= Direction =
All of the lines below are to be printed again exactly; images are excluded from the output.
"""
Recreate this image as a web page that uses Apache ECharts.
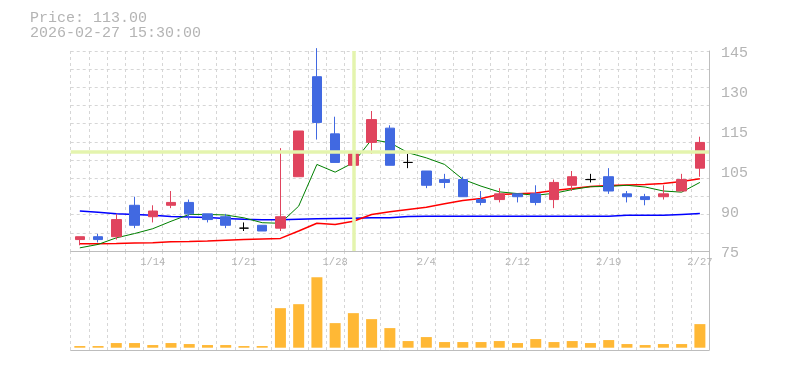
<!DOCTYPE html>
<html>
<head>
<meta charset="utf-8">
<script src="https://cdn.jsdelivr.net/npm/echarts@6/dist/echarts.min.js"></script>
<style>html,body{margin:0;padding:0;background:#fff;}#c{width:785px;height:370px;}</style>
</head>
<body>
<div id="c"></div>
<script>
// ---- data ----
const headerPrice = 'Price: 113.00';
const headerTime = '2026-02-27 15:30:00';
const dates = ['1/7','1/8','1/9','1/13','1/14','1/15','1/16','1/19','1/20','1/21','1/22','1/23','1/26','1/27','1/28','1/29','1/30','2/2','2/3','2/4','2/5','2/6','2/9','2/10','2/12','2/13','2/16','2/17','2/18','2/19','2/20','2/24','2/25','2/26','2/27'];
const opens  = [79,80,80,91,87,91,92,88,87,83,84,83,101,136,116,105,113,118,106,103,100,100,93,93,95,95,93,98,100,101,95,94,94,96,104];
const closes = [80,79,86,84,89,92,88,86,84,83,82,87,117,120,106,109,121,105,106,98,99,94,92,95,94,92,99,101,100,96,94,93,95,100,113];
const lows   = [77,78,79,83,85,90,86,85,83,82,82,82,101,114,106,101,109,105,104,97,97,94,91,92,92,91,90,96,99,95,92,91,93,96,101];
const highs  = [80,81,88,94,91,96,93,88,88,85,84,111,117,146,122,124,124,119,109,103,102,101,96,97,95,98,100,103,102,104,96,95,98,102,115];
const volumes = [5000,5000,14000,14000,8000,14000,11000,8000,8000,5000,5000,119000,131000,212000,74000,104000,86000,59000,20000,32000,17000,17000,17000,20000,14000,26000,17000,20000,14000,23000,11000,8000,11000,11000,71000];
const maShort = [76.1,77.3,79.6,81.1,82.8,85.4,87.8,87.8,87.6,86.6,84.9,84.7,90.7,105.3,102.6,105.9,114.0,112.9,109.4,107.6,105.3,100.1,97.7,95.7,95.1,94.5,95.2,96.5,97.5,97.6,98.0,97.4,96.0,95.6,99.0];
const maMid = [77.5,77.5,77.6,77.8,77.9,78.2,78.3,78.5,78.8,79.0,79.2,79.4,82.0,84.7,84.3,85.4,87.8,88.7,89.5,90.3,91.5,92.7,93.4,94.8,95.0,95.3,96.2,96.9,97.6,97.9,98.1,98.3,98.6,99.3,100.3];
const maLong = [89.0,88.6,88.0,87.8,87.5,87.1,86.9,86.7,86.4,86.1,85.9,85.9,86.1,86.3,86.4,86.5,86.6,86.6,87.1,87.2,87.2,87.2,87.2,87.2,87.2,87.2,87.2,87.2,87.2,87.2,87.5,87.5,87.5,87.8,88.1];
const xTickLabels = ['1/14','1/21','1/28','2/4','2/12','2/19','2/27'];
const yTickLabels = ['75','90','105','115','130','145'];
const crossDate = '1/29';
const crossPrice = 109.8;

// ---- chart ----
const FONT = 'Liberation Mono';
const TXT = '#b4b4b4';
const GRIDC = '#d6d6d6';
const AXC = '#bdbdbd';
const candleData = dates.map((d, i) => [opens[i], closes[i], lows[i], highs[i]]);

const chart = echarts.init(document.getElementById('c'), null, {renderer: 'canvas'});
chart.setOption({
  animation: false,
  backgroundColor: '#fff',
  graphic: [
    {type: 'text', left: 30, top: 11, style: {text: headerPrice, font: '15px "' + FONT + '"', fill: TXT}},
    {type: 'text', left: 30, top: 26, style: {text: headerTime, font: '15px "' + FONT + '"', fill: TXT}}
  ],
  grid: [
    {left: 70.7, right: 76, top: 51, height: 200},
    {left: 70.7, right: 76, top: 251, height: 99}
  ],
  xAxis: [
    {type: 'category', gridIndex: 0, data: dates, boundaryGap: true,
     axisLine: {show: true, onZero: false, lineStyle: {color: AXC, width: 1}},
     axisTick: {show: false, interval: 0},
     axisLabel: {show: true, interval: (i, v) => xTickLabels.indexOf(v) >= 0, color: TXT, fontSize: 10.5, fontFamily: FONT, margin: 6},
     splitLine: {show: true, interval: 0, lineStyle: {color: GRIDC, type: [3, 3], width: 1}}},
    {type: 'category', gridIndex: 1, data: dates, boundaryGap: true,
     axisLine: {show: true, onZero: false, lineStyle: {color: AXC, width: 1}},
     axisTick: {show: false}, axisLabel: {show: false},
     splitLine: {show: true, interval: 0, lineStyle: {color: GRIDC, type: [3, 3], width: 1}}}
  ],
  yAxis: [
    {type: 'value', gridIndex: 0, position: 'right', min: 75, max: 145, interval: 14,
     axisLine: {show: true, lineStyle: {color: AXC, width: 1}}, axisTick: {show: false},
     axisLabel: {color: TXT, fontSize: 15, fontFamily: FONT, margin: 12, verticalAlign: 'top', lineHeight: 5,
                 formatter: v => yTickLabels[Math.round((v - 75) / 14)]},
     splitLine: {show: false}},
    {type: 'value', gridIndex: 0, position: 'left', min: 0, max: 11, interval: 1,
     axisLine: {show: false}, axisTick: {show: false}, axisLabel: {show: false},
     splitLine: {show: true, lineStyle: {color: GRIDC, type: [3, 3], width: 1}}},
    {type: 'value', gridIndex: 1, position: 'right', min: -6900, max: 291000,
     axisLine: {show: true, lineStyle: {color: AXC, width: 1}}, axisTick: {show: false},
     axisLabel: {show: false}, splitLine: {show: false}}
  ],
  series: [
    {type: 'line', xAxisIndex: 0, yAxisIndex: 0, data: [], z: 1, silent: true,
     markLine: {silent: true, symbol: ['none', 'none'], label: {show: false},
       lineStyle: {color: '#e4f4ae', width: 3.5, type: 'solid'},
       data: [{xAxis: crossDate}, {yAxis: crossPrice}]}},
    {name: 'MA long', type: 'line', xAxisIndex: 0, yAxisIndex: 0, data: maLong, showSymbol: false, z: 2,
     lineStyle: {color: '#0000ff', width: 1.5}},
    {name: 'MA mid', type: 'line', xAxisIndex: 0, yAxisIndex: 0, data: maMid, showSymbol: false, z: 2,
     lineStyle: {color: '#ff0000', width: 1.5}},
    {name: 'MA short', type: 'line', xAxisIndex: 0, yAxisIndex: 0, data: maShort, showSymbol: false, z: 2,
     lineStyle: {color: '#008000', width: 1}},
    {name: 'price', type: 'candlestick', xAxisIndex: 0, yAxisIndex: 0, data: candleData, z: 3, clip: false,
     barWidth: 10,
     itemStyle: {color: '#e0445e', color0: '#4169e1', borderColor: '#e0445e', borderColor0: '#4169e1',
                 borderColorDoji: '#000000', borderWidth: 1}},
    {name: 'volume', type: 'bar', xAxisIndex: 1, yAxisIndex: 2, data: volumes, barWidth: 11,
     itemStyle: {color: '#ffb835'}}
  ]
});
</script>
</body>
</html>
"""
= Exercise answer =
Recreate this image as a web page that uses Apache ECharts.
<!DOCTYPE html>
<html>
<head>
<meta charset="utf-8">
<script src="https://cdn.jsdelivr.net/npm/echarts@6/dist/echarts.min.js"></script>
<style>html,body{margin:0;padding:0;background:#fff;}#c{width:785px;height:370px;}</style>
</head>
<body>
<div id="c"></div>
<script>
// ---- data ----
const headerPrice = 'Price: 113.00';
const headerTime = '2026-02-27 15:30:00';
const dates = ['1/7','1/8','1/9','1/13','1/14','1/15','1/16','1/19','1/20','1/21','1/22','1/23','1/26','1/27','1/28','1/29','1/30','2/2','2/3','2/4','2/5','2/6','2/9','2/10','2/12','2/13','2/16','2/17','2/18','2/19','2/20','2/24','2/25','2/26','2/27'];
const opens  = [79,80,80,91,87,91,92,88,87,83,84,83,101,136,116,105,113,118,106,103,100,100,93,93,95,95,93,98,100,101,95,94,94,96,104];
const closes = [80,79,86,84,89,92,88,86,84,83,82,87,117,120,106,109,121,105,106,98,99,94,92,95,94,92,99,101,100,96,94,93,95,100,113];
const lows   = [77,78,79,83,85,90,86,85,83,82,82,82,101,114,106,101,109,105,104,97,97,94,91,92,92,91,90,96,99,95,92,91,93,96,101];
const highs  = [80,81,88,94,91,96,93,88,88,85,84,111,117,146,122,124,124,119,109,103,102,101,96,97,95,98,100,103,102,104,96,95,98,102,115];
const volumes = [5000,5000,14000,14000,8000,14000,11000,8000,8000,5000,5000,119000,131000,212000,74000,104000,86000,59000,20000,32000,17000,17000,17000,20000,14000,26000,17000,20000,14000,23000,11000,8000,11000,11000,71000];
const maShort = [76.1,77.3,79.6,81.1,82.8,85.4,87.8,87.8,87.6,86.6,84.9,84.7,90.7,105.3,102.6,105.9,114.0,112.9,109.4,107.6,105.3,100.1,97.7,95.7,95.1,94.5,95.2,96.5,97.5,97.6,98.0,97.4,96.0,95.6,99.0];
const maMid = [77.5,77.5,77.6,77.8,77.9,78.2,78.3,78.5,78.8,79.0,79.2,79.4,82.0,84.7,84.3,85.4,87.8,88.7,89.5,90.3,91.5,92.7,93.4,94.8,95.0,95.3,96.2,96.9,97.6,97.9,98.1,98.3,98.6,99.3,100.3];
const maLong = [89.0,88.6,88.0,87.8,87.5,87.1,86.9,86.7,86.4,86.1,85.9,85.9,86.1,86.3,86.4,86.5,86.6,86.6,87.1,87.2,87.2,87.2,87.2,87.2,87.2,87.2,87.2,87.2,87.2,87.2,87.5,87.5,87.5,87.8,88.1];
const xTickLabels = ['1/14','1/21','1/28','2/4','2/12','2/19','2/27'];
const yTickLabels = ['75','90','105','115','130','145'];
const crossDate = '1/29';
const crossPrice = 109.8;

// ---- chart ----
const FONT = 'Liberation Mono';
const TXT = '#b4b4b4';
const GRIDC = '#d6d6d6';
const AXC = '#bdbdbd';
const candleData = dates.map((d, i) => [opens[i], closes[i], lows[i], highs[i]]);

const chart = echarts.init(document.getElementById('c'), null, {renderer: 'canvas'});
chart.setOption({
  animation: false,
  backgroundColor: '#fff',
  graphic: [
    {type: 'text', left: 30, top: 11, style: {text: headerPrice, font: '15px "' + FONT + '"', fill: TXT}},
    {type: 'text', left: 30, top: 26, style: {text: headerTime, font: '15px "' + FONT + '"', fill: TXT}}
  ],
  grid: [
    {left: 70.7, right: 76, top: 51, height: 200},
    {left: 70.7, right: 76, top: 251, height: 99}
  ],
  xAxis: [
    {type: 'category', gridIndex: 0, data: dates, boundaryGap: true,
     axisLine: {show: true, onZero: false, lineStyle: {color: AXC, width: 1}},
     axisTick: {show: false, interval: 0},
     axisLabel: {show: true, interval: (i, v) => xTickLabels.indexOf(v) >= 0, color: TXT, fontSize: 10.5, fontFamily: FONT, margin: 6},
     splitLine: {show: true, interval: 0, lineStyle: {color: GRIDC, type: [3, 3], width: 1}}},
    {type: 'category', gridIndex: 1, data: dates, boundaryGap: true,
     axisLine: {show: true, onZero: false, lineStyle: {color: AXC, width: 1}},
     axisTick: {show: false}, axisLabel: {show: false},
     splitLine: {show: true, interval: 0, lineStyle: {color: GRIDC, type: [3, 3], width: 1}}}
  ],
  yAxis: [
    {type: 'value', gridIndex: 0, position: 'right', min: 75, max: 145, interval: 14,
     axisLine: {show: true, lineStyle: {color: AXC, width: 1}}, axisTick: {show: false},
     axisLabel: {color: TXT, fontSize: 15, fontFamily: FONT, margin: 12, verticalAlign: 'top', lineHeight: 5,
                 formatter: v => yTickLabels[Math.round((v - 75) / 14)]},
     splitLine: {show: false}},
    {type: 'value', gridIndex: 0, position: 'left', min: 0, max: 11, interval: 1,
     axisLine: {show: false}, axisTick: {show: false}, axisLabel: {show: false},
     splitLine: {show: true, lineStyle: {color: GRIDC, type: [3, 3], width: 1}}},
    {type: 'value', gridIndex: 1, position: 'right', min: -6900, max: 291000,
     axisLine: {show: true, lineStyle: {color: AXC, width: 1}}, axisTick: {show: false},
     axisLabel: {show: false}, splitLine: {show: false}}
  ],
  series: [
    {type: 'line', xAxisIndex: 0, yAxisIndex: 0, data: [], z: 1, silent: true,
     markLine: {silent: true, symbol: ['none', 'none'], label: {show: false},
       lineStyle: {color: '#e4f4ae', width: 3.5, type: 'solid'},
       data: [{xAxis: crossDate}, {yAxis: crossPrice}]}},
    {name: 'MA long', type: 'line', xAxisIndex: 0, yAxisIndex: 0, data: maLong, showSymbol: false, z: 2,
     lineStyle: {color: '#0000ff', width: 1.5}},
    {name: 'MA mid', type: 'line', xAxisIndex: 0, yAxisIndex: 0, data: maMid, showSymbol: false, z: 2,
     lineStyle: {color: '#ff0000', width: 1.5}},
    {name: 'MA short', type: 'line', xAxisIndex: 0, yAxisIndex: 0, data: maShort, showSymbol: false, z: 2,
     lineStyle: {color: '#008000', width: 1}},
    {name: 'price', type: 'candlestick', xAxisIndex: 0, yAxisIndex: 0, data: candleData, z: 3, clip: false,
     barWidth: 10,
     itemStyle: {color: '#e0445e', color0: '#4169e1', borderColor: '#e0445e', borderColor0: '#4169e1',
                 borderColorDoji: '#000000', borderWidth: 1}},
    {name: 'volume', type: 'bar', xAxisIndex: 1, yAxisIndex: 2, data: volumes, barWidth: 11,
     itemStyle: {color: '#ffb835'}}
  ]
});
</script>
</body>
</html>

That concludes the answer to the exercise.